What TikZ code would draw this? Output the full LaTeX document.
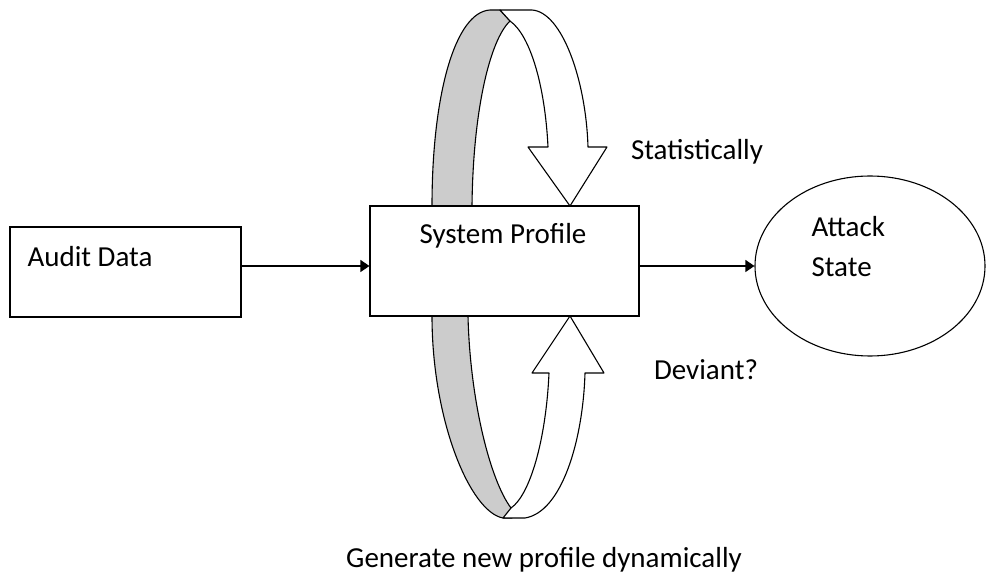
---
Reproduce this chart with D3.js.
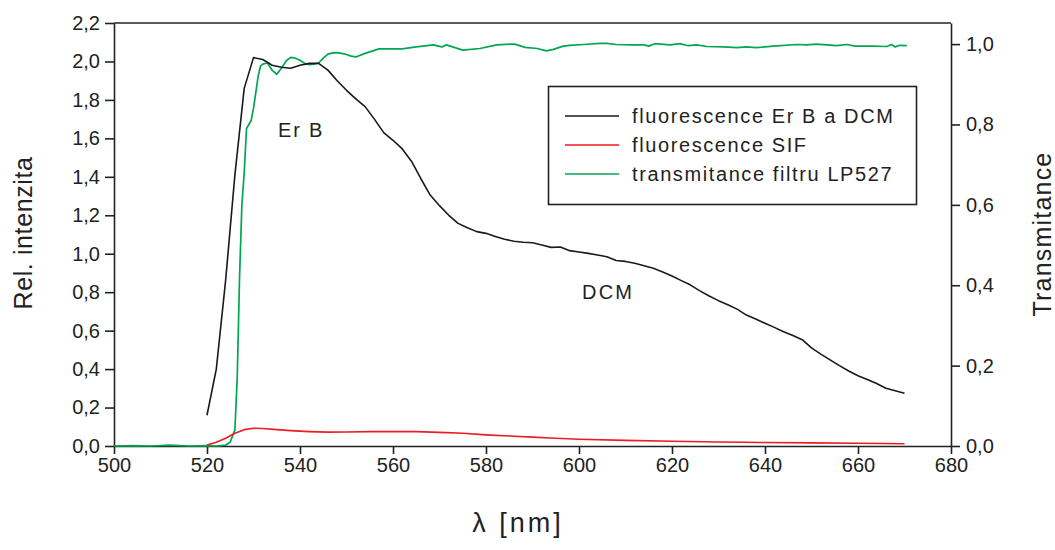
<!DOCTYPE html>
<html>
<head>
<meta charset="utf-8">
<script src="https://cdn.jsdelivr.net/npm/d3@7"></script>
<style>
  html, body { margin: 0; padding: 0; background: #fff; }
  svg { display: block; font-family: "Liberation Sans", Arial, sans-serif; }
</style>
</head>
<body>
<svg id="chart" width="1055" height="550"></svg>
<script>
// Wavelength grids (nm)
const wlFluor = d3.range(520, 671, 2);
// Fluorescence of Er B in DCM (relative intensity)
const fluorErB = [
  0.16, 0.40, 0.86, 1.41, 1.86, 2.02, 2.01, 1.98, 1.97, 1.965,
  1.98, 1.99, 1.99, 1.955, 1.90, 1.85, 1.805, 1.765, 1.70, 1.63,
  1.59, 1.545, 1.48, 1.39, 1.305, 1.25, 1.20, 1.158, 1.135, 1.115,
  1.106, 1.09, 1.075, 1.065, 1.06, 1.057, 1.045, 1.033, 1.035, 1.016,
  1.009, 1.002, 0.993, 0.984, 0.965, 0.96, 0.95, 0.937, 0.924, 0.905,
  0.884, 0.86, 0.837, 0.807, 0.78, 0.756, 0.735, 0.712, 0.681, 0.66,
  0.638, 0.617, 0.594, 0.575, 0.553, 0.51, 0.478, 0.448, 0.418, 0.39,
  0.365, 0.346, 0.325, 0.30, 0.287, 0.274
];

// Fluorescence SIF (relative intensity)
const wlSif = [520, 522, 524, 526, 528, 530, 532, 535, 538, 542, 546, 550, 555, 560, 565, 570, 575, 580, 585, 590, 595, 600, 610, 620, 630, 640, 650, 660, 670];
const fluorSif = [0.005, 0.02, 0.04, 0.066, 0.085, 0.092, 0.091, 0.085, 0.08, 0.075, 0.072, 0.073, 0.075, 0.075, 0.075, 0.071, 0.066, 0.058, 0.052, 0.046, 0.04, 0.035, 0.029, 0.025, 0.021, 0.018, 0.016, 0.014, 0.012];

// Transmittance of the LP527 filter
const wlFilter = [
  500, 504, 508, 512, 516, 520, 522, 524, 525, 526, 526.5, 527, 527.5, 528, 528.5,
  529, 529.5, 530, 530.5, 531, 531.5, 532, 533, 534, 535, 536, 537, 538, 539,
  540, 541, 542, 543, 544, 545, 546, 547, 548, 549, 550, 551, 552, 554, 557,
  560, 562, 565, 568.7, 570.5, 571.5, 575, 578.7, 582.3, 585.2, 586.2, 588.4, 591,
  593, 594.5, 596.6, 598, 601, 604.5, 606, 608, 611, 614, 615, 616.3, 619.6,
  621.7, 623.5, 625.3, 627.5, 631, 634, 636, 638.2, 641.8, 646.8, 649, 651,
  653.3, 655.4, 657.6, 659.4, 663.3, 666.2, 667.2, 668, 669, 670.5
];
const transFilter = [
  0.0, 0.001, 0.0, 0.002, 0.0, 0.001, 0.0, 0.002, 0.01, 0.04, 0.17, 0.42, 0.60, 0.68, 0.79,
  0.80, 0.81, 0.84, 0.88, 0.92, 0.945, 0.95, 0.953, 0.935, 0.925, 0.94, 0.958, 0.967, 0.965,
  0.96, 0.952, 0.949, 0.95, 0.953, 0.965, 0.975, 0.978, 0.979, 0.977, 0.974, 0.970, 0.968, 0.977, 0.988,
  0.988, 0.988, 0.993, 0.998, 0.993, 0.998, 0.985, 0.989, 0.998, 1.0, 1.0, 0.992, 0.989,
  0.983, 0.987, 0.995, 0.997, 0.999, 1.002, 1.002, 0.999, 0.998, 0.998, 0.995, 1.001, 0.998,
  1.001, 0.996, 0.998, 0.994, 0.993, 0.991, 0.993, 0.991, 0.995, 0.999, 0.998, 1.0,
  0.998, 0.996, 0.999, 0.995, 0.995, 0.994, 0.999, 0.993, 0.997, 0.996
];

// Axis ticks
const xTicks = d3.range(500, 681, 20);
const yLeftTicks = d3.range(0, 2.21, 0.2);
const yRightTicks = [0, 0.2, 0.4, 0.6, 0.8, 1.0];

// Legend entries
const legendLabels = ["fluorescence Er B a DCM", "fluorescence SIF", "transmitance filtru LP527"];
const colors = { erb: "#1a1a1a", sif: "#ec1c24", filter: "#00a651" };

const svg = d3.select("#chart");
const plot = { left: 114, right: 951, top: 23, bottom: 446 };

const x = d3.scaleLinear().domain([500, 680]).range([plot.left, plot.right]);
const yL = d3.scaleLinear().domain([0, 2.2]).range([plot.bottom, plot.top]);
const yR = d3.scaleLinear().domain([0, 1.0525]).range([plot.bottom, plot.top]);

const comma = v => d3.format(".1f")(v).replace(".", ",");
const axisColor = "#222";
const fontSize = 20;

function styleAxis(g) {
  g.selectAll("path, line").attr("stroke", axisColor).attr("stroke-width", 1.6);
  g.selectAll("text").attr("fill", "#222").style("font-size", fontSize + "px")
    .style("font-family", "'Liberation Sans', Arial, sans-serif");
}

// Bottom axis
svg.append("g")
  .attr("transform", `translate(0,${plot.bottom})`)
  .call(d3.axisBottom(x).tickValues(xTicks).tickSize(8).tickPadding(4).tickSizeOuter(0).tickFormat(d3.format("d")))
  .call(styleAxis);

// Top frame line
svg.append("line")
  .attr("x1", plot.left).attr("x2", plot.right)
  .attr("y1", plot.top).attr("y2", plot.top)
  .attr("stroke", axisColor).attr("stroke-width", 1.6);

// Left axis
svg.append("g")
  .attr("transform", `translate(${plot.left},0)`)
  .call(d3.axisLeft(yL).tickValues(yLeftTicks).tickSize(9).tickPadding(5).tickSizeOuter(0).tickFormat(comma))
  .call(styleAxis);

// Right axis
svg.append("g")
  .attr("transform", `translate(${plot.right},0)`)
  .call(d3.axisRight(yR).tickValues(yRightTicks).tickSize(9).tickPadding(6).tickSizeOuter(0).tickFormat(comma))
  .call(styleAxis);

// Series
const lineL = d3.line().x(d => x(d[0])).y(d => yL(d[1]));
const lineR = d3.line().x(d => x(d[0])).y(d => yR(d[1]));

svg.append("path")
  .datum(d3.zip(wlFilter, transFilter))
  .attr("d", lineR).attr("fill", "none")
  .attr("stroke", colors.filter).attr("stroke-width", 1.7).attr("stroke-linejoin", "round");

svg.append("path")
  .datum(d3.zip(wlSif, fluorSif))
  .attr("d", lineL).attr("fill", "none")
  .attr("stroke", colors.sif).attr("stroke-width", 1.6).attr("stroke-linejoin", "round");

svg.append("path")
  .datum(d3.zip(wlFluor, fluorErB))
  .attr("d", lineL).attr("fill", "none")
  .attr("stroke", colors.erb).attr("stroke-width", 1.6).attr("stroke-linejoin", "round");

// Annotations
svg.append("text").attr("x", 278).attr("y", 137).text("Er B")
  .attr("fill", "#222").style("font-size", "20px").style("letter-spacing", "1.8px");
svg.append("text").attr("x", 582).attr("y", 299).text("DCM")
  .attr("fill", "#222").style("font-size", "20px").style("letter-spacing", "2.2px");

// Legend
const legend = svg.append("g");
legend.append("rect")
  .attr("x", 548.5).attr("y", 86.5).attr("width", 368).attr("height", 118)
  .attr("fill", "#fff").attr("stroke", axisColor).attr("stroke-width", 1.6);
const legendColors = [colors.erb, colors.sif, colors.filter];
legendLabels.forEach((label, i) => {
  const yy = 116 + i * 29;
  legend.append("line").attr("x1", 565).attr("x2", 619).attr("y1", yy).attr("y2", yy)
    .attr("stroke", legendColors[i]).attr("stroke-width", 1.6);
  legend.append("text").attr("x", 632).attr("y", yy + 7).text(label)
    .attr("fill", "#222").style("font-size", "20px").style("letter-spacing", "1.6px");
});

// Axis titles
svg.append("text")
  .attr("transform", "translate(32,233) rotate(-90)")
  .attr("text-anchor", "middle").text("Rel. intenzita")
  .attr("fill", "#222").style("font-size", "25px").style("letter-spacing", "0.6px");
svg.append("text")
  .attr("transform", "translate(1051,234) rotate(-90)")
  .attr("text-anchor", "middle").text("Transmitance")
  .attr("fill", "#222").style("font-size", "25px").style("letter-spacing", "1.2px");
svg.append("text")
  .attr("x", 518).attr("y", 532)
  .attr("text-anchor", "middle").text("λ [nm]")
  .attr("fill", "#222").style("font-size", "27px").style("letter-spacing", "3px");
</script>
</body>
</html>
---
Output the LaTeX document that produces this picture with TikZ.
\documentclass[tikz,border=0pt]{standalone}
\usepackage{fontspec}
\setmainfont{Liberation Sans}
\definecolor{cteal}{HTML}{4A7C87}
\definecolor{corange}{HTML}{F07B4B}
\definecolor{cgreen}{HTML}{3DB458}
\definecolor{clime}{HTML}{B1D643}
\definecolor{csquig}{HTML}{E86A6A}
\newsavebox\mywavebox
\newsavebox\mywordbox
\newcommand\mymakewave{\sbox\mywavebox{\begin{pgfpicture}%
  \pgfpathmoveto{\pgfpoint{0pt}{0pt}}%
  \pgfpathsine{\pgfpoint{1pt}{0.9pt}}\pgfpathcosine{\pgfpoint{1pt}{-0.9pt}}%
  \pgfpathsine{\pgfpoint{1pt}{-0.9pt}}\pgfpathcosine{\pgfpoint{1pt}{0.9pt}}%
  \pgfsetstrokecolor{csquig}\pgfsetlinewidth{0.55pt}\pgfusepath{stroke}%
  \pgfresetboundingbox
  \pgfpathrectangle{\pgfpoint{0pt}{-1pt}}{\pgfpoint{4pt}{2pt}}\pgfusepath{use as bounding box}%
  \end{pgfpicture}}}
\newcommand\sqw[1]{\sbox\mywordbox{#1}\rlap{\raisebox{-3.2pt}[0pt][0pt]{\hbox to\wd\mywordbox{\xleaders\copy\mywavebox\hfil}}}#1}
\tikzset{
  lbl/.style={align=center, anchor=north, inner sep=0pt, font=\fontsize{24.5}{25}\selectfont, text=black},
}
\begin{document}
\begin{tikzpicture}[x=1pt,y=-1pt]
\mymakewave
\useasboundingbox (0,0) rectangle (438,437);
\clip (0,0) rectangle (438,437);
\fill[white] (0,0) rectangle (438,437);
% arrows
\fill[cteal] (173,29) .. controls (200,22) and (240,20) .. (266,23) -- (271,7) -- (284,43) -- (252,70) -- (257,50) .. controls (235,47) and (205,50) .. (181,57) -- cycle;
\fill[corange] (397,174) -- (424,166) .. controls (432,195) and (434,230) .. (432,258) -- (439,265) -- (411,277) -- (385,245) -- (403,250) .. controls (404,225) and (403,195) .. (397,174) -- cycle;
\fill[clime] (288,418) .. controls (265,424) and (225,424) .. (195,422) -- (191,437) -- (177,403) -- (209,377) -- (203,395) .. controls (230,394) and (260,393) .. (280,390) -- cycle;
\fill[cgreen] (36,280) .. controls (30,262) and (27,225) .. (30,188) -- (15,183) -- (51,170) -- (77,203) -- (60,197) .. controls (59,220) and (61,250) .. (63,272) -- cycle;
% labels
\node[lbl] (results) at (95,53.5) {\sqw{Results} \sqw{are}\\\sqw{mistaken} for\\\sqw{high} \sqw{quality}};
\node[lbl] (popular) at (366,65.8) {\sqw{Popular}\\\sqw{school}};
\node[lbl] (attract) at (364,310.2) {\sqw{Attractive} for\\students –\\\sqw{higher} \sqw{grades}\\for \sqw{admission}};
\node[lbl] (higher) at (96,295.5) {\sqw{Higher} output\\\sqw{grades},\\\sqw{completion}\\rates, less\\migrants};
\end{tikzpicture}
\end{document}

# [THE EXERCISE]
Say, as a single number and nothing more, how many lines of the entries contain the word "this".

# [RESPONSE]
3